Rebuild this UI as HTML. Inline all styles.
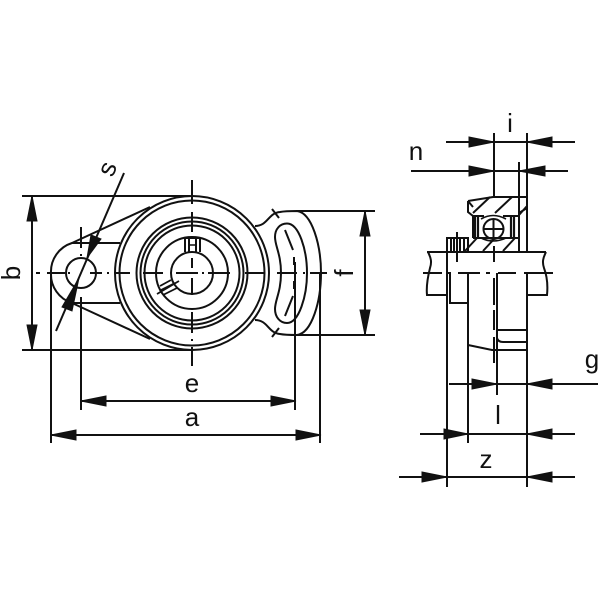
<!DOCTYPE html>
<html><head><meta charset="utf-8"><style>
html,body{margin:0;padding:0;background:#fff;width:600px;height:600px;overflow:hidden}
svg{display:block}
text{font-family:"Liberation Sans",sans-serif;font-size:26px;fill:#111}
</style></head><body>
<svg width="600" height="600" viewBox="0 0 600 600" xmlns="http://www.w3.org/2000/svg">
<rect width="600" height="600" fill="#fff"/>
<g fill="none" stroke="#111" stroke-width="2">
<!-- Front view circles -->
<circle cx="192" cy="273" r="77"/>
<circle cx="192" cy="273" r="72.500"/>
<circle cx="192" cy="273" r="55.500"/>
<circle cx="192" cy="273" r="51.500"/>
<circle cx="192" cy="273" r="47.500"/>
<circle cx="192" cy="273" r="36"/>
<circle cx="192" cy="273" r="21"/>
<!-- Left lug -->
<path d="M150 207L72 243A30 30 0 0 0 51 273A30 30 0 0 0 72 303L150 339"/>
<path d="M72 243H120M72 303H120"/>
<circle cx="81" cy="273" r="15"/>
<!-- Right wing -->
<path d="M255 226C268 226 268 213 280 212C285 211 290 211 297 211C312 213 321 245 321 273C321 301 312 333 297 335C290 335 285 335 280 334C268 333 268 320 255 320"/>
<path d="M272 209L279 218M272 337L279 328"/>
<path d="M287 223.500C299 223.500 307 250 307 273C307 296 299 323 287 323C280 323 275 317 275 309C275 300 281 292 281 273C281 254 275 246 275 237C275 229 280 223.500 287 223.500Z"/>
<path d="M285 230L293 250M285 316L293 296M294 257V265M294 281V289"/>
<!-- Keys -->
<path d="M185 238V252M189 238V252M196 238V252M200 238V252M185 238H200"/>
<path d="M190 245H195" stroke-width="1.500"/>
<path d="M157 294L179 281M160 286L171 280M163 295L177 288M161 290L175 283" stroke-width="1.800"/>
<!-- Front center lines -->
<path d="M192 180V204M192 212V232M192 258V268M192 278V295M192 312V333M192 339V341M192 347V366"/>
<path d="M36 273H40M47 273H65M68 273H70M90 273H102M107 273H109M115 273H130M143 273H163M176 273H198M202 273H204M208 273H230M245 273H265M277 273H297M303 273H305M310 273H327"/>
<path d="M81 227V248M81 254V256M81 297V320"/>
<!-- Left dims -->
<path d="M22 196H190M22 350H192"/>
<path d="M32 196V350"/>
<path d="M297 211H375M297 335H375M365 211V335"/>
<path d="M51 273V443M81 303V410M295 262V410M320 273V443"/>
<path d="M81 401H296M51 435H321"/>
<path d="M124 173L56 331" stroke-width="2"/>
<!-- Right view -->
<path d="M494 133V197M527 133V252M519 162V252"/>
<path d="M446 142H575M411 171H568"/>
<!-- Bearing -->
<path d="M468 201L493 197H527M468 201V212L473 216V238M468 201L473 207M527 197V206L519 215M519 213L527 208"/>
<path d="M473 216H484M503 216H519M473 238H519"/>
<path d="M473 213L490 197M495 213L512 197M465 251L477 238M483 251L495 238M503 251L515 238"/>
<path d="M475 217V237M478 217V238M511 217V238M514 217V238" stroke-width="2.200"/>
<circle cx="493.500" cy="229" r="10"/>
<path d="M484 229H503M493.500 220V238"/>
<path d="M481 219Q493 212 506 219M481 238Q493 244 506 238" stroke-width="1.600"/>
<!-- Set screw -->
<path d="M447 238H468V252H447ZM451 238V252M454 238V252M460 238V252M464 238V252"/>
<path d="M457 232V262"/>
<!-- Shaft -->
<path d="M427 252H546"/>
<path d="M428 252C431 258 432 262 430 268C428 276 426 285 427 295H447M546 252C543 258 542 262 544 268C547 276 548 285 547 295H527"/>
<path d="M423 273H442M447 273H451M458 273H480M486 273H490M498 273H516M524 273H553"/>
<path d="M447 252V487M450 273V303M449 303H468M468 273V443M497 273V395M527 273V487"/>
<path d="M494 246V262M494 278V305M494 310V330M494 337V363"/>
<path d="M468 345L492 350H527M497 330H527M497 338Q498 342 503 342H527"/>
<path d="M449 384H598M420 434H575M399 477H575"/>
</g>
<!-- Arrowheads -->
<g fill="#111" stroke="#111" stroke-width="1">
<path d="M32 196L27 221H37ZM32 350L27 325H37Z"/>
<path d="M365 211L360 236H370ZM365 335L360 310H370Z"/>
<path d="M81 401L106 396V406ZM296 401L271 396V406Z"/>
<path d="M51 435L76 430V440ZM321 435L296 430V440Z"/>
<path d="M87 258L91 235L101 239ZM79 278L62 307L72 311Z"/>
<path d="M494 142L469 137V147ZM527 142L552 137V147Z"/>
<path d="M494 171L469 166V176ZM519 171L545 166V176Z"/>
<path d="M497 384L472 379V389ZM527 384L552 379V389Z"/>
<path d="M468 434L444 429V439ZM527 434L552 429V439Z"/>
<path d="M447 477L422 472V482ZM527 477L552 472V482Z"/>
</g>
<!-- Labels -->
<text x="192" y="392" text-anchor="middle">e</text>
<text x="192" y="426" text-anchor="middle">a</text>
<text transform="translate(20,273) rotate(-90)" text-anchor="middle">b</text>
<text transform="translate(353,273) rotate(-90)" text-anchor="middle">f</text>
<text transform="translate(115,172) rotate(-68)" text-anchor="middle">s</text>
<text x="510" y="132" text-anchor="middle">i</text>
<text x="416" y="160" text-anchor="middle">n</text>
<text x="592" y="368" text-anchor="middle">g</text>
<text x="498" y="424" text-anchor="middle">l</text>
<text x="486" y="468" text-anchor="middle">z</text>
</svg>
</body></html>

---

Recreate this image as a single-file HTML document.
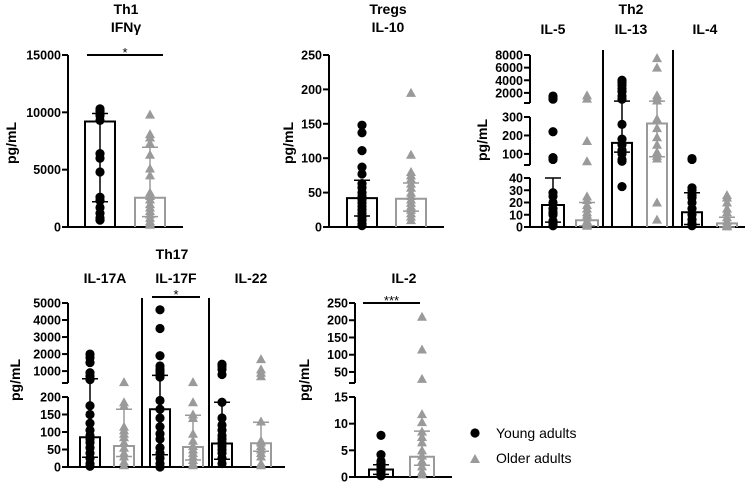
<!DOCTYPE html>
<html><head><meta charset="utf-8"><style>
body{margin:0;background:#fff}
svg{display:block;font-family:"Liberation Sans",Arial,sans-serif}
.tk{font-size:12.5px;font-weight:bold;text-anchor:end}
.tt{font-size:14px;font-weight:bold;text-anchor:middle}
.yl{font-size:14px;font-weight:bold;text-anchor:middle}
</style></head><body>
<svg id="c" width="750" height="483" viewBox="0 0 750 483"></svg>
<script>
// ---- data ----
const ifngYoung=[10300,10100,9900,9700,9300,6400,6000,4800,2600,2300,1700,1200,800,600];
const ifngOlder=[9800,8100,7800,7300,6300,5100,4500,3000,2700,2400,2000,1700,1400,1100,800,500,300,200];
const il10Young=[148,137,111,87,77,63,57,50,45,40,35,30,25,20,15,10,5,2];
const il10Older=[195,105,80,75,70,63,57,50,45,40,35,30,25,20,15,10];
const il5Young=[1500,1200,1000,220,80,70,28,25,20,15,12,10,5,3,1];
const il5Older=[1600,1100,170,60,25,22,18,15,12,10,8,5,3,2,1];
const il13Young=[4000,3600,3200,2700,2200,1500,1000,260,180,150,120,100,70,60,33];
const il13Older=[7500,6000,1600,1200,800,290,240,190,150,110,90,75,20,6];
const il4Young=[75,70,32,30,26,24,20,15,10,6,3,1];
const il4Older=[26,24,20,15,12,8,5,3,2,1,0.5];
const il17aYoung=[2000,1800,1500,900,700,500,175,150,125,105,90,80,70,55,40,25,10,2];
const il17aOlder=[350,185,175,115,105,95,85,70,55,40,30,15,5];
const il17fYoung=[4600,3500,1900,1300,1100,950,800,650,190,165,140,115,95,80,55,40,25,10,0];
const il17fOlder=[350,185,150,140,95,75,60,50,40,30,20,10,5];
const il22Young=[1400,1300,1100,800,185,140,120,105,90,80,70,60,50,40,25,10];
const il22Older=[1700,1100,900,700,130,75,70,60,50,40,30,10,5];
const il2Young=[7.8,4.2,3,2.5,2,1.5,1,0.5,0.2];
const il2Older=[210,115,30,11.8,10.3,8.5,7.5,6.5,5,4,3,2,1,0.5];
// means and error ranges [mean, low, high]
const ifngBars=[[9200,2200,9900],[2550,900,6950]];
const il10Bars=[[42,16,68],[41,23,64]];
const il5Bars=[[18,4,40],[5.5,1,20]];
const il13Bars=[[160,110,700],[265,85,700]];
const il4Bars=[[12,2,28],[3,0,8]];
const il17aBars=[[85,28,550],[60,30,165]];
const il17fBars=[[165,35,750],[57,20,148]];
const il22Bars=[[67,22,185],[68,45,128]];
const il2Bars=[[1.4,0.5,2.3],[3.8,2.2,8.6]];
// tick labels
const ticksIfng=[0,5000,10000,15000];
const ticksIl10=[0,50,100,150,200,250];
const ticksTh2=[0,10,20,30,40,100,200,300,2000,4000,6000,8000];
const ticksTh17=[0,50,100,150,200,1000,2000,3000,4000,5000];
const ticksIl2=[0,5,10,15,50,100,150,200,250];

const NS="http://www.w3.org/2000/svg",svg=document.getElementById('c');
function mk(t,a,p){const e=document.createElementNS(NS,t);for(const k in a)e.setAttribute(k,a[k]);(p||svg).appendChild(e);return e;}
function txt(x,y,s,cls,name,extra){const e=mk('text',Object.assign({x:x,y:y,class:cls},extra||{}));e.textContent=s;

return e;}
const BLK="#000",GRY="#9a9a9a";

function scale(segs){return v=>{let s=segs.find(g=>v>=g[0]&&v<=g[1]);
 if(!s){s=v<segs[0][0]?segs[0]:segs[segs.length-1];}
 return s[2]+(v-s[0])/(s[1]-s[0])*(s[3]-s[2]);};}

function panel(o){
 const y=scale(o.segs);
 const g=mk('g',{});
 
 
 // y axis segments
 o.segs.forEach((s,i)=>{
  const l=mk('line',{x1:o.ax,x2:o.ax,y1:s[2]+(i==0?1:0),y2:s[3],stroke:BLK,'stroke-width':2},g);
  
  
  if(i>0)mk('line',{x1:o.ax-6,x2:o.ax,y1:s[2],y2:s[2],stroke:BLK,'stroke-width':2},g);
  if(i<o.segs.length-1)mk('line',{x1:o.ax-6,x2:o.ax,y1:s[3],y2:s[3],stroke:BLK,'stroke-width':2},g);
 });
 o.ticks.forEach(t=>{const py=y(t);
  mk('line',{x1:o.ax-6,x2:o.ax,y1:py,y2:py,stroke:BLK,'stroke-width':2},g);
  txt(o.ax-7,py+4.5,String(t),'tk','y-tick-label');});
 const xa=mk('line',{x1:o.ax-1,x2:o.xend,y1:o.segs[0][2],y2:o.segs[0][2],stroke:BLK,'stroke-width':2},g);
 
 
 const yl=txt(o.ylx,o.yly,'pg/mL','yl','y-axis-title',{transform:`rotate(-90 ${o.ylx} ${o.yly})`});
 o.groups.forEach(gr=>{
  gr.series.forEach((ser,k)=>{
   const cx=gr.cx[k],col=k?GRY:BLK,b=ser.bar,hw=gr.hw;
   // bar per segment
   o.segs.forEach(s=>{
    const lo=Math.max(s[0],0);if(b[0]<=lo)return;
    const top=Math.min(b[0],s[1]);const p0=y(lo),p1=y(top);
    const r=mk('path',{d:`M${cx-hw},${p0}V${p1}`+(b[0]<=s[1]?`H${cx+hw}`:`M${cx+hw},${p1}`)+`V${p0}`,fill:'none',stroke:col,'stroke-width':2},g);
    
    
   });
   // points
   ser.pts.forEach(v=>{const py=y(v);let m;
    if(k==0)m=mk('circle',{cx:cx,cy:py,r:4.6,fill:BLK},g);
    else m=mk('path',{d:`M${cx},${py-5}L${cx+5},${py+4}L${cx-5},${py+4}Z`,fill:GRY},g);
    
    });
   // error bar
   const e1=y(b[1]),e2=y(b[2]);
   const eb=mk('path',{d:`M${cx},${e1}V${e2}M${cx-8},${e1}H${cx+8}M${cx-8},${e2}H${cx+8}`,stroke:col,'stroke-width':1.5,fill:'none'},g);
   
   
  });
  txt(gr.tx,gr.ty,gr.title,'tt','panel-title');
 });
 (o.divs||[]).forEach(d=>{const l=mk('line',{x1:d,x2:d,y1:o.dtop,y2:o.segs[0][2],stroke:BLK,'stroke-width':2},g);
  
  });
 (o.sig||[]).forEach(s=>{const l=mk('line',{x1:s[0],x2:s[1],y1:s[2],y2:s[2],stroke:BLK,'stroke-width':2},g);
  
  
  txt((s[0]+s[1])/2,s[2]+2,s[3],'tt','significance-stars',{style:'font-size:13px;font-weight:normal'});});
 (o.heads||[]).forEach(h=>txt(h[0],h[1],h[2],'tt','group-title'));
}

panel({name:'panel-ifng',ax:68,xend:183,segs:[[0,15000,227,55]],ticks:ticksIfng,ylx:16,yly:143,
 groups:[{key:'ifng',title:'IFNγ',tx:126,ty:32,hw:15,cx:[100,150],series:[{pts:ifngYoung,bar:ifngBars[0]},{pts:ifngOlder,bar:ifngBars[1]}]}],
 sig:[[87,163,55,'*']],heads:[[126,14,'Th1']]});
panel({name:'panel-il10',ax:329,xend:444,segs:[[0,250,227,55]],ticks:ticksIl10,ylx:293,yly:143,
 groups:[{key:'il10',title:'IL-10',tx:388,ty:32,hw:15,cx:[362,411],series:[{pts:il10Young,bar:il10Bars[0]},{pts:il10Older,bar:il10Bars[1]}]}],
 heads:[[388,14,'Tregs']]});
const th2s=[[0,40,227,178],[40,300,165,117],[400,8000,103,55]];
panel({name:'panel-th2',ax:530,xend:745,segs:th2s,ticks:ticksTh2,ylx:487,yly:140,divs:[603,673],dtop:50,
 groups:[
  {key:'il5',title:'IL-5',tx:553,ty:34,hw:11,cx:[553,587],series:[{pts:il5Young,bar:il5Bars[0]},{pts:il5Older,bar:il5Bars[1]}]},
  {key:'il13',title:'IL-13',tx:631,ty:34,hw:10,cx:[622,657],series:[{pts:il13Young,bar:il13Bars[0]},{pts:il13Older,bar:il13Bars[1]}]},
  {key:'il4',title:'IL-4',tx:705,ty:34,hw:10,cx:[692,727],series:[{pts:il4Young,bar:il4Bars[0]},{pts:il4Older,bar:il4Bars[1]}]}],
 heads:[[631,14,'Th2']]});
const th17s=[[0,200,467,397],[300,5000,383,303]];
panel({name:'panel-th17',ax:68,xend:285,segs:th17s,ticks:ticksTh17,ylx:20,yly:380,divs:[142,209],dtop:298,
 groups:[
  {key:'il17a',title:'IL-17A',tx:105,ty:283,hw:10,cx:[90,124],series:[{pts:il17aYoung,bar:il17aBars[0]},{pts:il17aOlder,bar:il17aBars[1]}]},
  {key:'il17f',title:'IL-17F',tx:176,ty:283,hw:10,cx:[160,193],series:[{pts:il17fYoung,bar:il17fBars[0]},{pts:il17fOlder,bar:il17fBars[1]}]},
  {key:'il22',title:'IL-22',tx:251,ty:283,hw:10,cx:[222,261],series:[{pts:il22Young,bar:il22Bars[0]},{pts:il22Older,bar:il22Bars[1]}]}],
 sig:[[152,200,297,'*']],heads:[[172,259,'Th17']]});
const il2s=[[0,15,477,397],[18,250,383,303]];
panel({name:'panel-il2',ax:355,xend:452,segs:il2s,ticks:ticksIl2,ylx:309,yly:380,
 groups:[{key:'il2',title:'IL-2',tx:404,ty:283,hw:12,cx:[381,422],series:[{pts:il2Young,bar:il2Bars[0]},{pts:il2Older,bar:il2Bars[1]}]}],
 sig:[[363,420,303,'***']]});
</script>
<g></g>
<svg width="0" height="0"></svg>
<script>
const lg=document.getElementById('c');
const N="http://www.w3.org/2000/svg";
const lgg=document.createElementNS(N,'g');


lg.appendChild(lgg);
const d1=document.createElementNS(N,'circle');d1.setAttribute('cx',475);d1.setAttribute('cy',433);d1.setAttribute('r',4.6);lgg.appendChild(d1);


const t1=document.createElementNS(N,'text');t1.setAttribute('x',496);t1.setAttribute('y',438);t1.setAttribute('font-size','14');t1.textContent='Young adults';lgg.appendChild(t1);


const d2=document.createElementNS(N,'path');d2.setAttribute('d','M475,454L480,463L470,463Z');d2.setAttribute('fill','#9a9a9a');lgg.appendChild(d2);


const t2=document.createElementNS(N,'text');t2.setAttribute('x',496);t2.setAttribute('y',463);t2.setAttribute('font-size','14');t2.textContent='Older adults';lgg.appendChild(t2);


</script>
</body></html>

-- What is required --
Go through the listing above and list every line that has the word "this".

-- Solution --
Rebuild this UI as HTML. Inline all styles.
Recreate this image as a single-file HTML document.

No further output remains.